_Short exercise_.
Leaving out all pictures, please print only the lines from the one containing "Clone this chart in Bokeh." through the one containing "8.866, 8.862, 8.855]".

Saved data entries
***

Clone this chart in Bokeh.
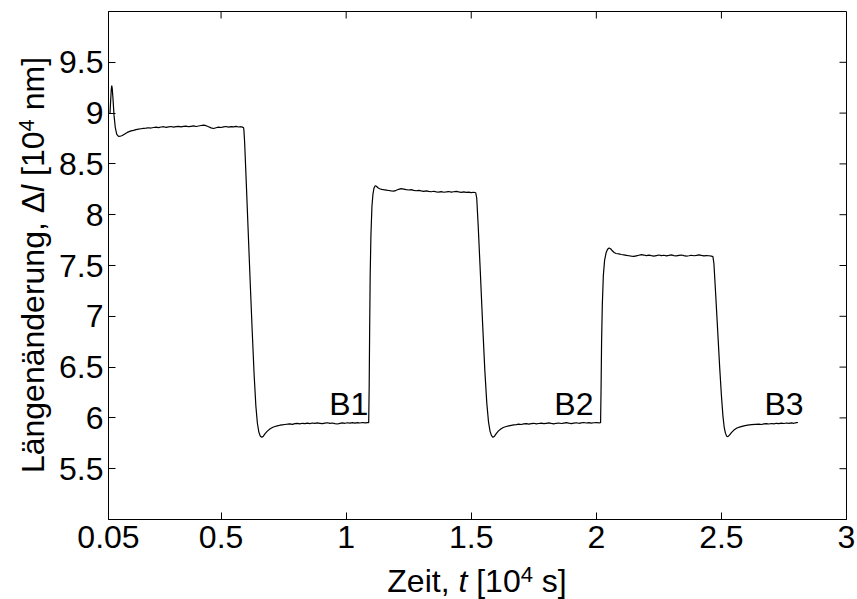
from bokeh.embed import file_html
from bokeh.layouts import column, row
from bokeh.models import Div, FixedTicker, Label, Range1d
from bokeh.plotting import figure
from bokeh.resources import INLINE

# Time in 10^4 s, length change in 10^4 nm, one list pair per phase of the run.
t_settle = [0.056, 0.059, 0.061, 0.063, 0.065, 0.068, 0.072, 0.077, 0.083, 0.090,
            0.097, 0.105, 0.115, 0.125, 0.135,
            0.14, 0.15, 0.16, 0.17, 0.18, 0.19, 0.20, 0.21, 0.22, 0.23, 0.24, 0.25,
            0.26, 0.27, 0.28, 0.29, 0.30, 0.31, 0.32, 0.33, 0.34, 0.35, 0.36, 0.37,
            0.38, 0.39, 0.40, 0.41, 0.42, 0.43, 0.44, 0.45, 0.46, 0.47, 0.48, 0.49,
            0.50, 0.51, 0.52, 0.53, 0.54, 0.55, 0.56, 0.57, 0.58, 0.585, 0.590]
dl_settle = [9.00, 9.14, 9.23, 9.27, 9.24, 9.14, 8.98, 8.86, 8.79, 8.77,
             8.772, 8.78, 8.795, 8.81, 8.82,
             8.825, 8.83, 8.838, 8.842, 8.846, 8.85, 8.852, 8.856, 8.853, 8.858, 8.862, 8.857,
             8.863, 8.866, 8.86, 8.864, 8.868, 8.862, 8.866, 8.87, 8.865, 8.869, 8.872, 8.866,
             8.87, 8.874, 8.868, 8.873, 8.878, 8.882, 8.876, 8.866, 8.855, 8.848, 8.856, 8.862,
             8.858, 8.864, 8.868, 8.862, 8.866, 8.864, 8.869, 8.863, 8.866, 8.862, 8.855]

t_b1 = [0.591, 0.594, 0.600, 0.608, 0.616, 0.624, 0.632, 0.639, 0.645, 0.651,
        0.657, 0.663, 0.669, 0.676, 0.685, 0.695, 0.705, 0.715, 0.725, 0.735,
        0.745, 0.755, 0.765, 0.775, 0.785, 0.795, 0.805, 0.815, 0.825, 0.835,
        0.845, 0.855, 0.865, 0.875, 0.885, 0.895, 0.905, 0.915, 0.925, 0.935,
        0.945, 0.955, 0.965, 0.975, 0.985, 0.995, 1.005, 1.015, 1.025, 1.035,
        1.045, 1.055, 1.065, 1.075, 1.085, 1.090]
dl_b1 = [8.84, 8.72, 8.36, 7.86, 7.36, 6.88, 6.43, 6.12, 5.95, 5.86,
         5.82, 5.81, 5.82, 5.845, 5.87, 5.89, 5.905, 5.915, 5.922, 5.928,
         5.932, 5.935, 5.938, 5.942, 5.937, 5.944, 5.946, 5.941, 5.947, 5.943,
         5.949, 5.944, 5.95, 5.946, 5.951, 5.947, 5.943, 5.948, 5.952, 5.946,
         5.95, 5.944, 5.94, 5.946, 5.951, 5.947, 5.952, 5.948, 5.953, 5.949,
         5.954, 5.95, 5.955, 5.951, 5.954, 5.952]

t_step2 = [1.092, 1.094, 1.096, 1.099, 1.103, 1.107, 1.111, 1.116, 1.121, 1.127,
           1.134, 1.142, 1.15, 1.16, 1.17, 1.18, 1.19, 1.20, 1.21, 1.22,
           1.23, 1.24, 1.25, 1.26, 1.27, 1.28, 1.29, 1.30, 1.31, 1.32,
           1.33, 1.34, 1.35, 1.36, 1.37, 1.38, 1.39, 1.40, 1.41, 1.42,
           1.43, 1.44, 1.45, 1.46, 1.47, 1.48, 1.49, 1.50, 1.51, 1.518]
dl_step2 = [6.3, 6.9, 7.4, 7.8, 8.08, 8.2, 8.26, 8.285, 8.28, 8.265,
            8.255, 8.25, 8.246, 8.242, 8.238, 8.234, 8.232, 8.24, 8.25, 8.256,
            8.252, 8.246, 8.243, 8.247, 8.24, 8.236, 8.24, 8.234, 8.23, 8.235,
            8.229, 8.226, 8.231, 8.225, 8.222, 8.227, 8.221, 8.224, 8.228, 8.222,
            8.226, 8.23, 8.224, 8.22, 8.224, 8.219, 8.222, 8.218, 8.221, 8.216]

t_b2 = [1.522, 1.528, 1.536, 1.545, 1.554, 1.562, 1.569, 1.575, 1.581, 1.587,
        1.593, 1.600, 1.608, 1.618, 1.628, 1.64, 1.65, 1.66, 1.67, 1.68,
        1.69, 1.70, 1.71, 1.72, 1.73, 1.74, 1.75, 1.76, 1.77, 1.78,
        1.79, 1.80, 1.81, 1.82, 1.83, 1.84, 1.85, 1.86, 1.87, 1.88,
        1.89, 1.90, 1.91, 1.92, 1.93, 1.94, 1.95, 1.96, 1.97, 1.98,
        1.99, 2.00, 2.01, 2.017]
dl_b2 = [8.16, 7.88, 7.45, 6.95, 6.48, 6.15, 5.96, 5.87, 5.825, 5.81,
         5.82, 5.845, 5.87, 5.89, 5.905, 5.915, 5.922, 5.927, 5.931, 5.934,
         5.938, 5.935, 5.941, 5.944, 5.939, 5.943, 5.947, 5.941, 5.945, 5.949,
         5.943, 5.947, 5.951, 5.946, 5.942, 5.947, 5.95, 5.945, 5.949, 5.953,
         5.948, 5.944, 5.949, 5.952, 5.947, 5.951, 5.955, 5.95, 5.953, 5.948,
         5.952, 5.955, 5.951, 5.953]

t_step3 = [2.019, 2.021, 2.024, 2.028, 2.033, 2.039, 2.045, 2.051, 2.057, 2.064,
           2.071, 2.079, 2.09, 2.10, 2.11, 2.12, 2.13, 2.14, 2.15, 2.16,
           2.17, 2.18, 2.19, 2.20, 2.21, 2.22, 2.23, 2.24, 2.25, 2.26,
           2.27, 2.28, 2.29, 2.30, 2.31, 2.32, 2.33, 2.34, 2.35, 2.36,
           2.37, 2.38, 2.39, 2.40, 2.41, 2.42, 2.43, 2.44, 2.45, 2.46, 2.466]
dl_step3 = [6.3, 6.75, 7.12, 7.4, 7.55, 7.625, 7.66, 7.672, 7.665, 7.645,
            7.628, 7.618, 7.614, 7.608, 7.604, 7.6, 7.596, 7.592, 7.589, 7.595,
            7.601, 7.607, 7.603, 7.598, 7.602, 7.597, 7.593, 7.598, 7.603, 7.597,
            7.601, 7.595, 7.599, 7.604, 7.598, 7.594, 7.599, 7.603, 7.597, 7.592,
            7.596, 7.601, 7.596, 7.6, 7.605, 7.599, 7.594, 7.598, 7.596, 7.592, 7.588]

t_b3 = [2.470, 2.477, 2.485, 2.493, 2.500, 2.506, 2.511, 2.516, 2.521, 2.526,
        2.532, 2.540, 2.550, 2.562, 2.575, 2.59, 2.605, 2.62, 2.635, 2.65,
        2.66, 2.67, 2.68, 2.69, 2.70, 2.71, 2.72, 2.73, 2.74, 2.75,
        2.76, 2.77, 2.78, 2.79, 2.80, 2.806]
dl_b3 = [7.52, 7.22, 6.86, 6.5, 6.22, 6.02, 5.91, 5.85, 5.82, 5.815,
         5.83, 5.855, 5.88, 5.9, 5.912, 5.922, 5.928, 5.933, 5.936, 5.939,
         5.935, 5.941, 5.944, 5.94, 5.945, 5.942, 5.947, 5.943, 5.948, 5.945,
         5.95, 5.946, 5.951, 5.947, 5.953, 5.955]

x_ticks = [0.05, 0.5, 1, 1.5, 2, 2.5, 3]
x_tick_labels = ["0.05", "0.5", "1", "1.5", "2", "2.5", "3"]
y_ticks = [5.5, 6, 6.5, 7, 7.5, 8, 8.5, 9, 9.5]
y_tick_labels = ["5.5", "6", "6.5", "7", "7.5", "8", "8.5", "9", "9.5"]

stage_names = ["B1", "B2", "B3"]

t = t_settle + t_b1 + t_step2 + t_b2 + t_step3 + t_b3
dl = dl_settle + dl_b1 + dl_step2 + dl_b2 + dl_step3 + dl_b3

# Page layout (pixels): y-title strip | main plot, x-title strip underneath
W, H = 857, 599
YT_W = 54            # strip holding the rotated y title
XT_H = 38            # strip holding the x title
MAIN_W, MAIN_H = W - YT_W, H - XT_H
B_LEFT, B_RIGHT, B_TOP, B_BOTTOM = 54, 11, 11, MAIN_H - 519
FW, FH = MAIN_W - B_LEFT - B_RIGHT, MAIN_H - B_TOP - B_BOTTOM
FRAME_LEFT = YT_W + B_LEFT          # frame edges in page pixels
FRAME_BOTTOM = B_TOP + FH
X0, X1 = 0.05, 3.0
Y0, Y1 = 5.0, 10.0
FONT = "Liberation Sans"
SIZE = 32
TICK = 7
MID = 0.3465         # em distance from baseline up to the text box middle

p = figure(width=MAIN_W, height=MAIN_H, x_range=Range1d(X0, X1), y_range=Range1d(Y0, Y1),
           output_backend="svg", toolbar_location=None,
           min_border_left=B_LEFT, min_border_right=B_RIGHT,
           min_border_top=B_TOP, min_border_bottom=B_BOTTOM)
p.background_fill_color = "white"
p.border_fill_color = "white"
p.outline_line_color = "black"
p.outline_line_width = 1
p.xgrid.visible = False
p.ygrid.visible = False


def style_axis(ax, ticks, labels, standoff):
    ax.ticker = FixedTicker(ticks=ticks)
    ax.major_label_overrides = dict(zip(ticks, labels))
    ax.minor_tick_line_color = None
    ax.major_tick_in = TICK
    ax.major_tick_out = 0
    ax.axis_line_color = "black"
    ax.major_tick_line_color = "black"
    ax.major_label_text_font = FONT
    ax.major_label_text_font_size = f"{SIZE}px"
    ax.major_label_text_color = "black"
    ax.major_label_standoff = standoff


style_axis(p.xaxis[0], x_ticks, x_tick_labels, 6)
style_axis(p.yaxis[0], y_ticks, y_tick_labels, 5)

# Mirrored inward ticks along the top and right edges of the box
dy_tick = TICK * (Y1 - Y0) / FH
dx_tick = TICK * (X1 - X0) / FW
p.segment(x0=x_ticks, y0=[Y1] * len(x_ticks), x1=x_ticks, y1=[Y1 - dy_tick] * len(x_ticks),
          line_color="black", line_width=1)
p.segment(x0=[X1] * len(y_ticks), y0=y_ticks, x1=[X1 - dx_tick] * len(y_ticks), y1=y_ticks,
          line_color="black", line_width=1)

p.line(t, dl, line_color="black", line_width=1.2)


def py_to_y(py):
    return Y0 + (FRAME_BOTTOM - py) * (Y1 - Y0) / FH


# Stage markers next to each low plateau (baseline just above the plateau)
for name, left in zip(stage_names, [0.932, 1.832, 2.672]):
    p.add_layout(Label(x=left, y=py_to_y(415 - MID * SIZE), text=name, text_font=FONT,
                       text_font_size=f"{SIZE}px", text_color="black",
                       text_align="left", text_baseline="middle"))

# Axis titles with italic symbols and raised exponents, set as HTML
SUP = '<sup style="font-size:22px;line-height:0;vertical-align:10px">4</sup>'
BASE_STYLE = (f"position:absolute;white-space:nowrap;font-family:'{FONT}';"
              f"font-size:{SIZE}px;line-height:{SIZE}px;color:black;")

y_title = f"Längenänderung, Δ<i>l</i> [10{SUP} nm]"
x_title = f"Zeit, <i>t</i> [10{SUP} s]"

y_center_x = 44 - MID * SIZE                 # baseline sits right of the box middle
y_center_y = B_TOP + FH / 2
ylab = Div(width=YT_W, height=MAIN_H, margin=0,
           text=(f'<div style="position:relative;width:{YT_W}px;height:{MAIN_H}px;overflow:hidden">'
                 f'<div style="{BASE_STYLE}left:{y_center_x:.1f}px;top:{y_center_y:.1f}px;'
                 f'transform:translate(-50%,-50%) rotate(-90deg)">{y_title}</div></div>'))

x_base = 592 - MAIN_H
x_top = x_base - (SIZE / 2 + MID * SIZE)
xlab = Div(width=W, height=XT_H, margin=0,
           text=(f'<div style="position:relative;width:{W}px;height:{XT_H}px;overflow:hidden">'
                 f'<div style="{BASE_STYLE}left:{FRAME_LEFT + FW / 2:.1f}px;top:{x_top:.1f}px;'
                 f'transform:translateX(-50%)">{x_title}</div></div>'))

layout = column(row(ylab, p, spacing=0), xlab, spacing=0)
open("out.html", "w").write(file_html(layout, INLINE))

***

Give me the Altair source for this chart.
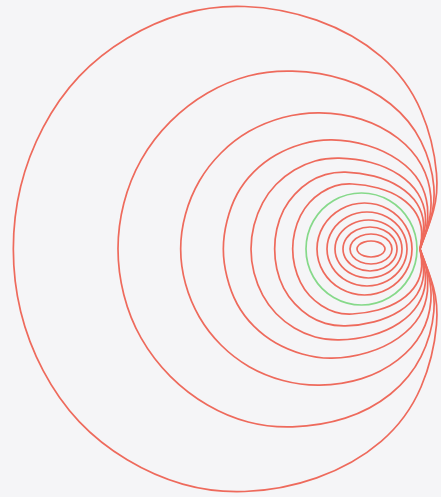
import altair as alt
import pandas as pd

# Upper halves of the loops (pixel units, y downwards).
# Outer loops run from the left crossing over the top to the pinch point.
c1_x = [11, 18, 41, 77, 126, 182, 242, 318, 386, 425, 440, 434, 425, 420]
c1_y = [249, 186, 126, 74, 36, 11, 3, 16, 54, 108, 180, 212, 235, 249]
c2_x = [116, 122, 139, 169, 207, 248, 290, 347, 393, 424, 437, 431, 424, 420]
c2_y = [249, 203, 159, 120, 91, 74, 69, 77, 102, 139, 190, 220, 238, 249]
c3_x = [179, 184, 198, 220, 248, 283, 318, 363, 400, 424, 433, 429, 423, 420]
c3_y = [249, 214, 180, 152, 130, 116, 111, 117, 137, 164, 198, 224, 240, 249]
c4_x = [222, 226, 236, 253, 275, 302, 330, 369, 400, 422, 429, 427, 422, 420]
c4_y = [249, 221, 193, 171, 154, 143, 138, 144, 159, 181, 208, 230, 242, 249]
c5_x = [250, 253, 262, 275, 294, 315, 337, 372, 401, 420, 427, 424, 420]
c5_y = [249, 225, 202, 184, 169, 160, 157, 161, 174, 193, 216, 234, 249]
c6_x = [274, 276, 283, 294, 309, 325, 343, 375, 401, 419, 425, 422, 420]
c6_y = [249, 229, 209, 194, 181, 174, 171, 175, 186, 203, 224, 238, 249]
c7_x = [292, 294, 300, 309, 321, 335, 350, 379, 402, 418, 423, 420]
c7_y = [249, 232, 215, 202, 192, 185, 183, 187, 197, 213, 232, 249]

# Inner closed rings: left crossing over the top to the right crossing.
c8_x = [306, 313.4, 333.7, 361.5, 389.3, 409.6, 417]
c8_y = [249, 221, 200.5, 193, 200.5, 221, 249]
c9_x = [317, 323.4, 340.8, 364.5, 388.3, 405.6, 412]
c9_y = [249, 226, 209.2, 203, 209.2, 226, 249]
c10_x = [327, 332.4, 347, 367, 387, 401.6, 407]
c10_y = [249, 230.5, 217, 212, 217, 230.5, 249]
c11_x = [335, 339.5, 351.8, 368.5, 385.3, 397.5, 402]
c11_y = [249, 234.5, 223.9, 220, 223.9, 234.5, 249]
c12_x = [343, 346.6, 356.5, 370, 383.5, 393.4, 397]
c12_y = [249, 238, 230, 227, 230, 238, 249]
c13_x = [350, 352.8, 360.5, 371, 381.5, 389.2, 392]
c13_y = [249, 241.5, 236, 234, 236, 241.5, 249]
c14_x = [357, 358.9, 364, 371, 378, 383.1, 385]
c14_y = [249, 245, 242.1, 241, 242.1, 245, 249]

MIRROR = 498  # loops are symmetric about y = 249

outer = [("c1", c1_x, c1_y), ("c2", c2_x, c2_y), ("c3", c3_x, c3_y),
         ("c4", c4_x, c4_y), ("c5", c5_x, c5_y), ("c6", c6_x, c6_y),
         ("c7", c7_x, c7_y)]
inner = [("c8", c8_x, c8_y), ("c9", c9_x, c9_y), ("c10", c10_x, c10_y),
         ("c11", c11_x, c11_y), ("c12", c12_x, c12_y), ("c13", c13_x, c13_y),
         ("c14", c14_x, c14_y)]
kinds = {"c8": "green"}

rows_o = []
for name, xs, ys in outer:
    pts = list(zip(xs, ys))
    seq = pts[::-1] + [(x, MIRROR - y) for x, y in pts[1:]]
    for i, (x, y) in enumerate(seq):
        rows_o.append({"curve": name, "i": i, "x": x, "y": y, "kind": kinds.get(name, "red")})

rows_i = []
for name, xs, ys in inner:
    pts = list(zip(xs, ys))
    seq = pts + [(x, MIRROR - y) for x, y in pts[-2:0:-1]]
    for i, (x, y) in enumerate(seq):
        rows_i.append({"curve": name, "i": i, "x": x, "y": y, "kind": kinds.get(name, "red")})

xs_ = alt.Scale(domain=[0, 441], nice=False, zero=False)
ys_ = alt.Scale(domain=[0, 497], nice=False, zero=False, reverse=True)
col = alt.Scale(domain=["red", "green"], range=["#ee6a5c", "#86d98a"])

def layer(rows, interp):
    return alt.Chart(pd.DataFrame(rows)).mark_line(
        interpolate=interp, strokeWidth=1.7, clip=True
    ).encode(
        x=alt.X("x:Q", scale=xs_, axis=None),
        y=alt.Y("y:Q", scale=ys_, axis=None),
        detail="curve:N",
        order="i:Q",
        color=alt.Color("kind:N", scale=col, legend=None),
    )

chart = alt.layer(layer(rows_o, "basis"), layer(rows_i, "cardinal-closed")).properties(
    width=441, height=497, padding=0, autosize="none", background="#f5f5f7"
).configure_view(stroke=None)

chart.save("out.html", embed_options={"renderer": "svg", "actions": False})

***

_Finished answer_.
Clone this chart in Bokeh.
from bokeh.embed import file_html
from bokeh.layouts import column, row
from bokeh.models import Div, FixedTicker, Label, Range1d
from bokeh.plotting import figure
from bokeh.resources import INLINE

# Time in 10^4 s, length change in 10^4 nm, one list pair per phase of the run.
t_settle = [0.056, 0.059, 0.061, 0.063, 0.065, 0.068, 0.072, 0.077, 0.083, 0.090,
            0.097, 0.105, 0.115, 0.125, 0.135,
            0.14, 0.15, 0.16, 0.17, 0.18, 0.19, 0.20, 0.21, 0.22, 0.23, 0.24, 0.25,
            0.26, 0.27, 0.28, 0.29, 0.30, 0.31, 0.32, 0.33, 0.34, 0.35, 0.36, 0.37,
            0.38, 0.39, 0.40, 0.41, 0.42, 0.43, 0.44, 0.45, 0.46, 0.47, 0.48, 0.49,
            0.50, 0.51, 0.52, 0.53, 0.54, 0.55, 0.56, 0.57, 0.58, 0.585, 0.590]
dl_settle = [9.00, 9.14, 9.23, 9.27, 9.24, 9.14, 8.98, 8.86, 8.79, 8.77,
             8.772, 8.78, 8.795, 8.81, 8.82,
             8.825, 8.83, 8.838, 8.842, 8.846, 8.85, 8.852, 8.856, 8.853, 8.858, 8.862, 8.857,
             8.863, 8.866, 8.86, 8.864, 8.868, 8.862, 8.866, 8.87, 8.865, 8.869, 8.872, 8.866,
             8.87, 8.874, 8.868, 8.873, 8.878, 8.882, 8.876, 8.866, 8.855, 8.848, 8.856, 8.862,
             8.858, 8.864, 8.868, 8.862, 8.866, 8.864, 8.869, 8.863, 8.866, 8.862, 8.855]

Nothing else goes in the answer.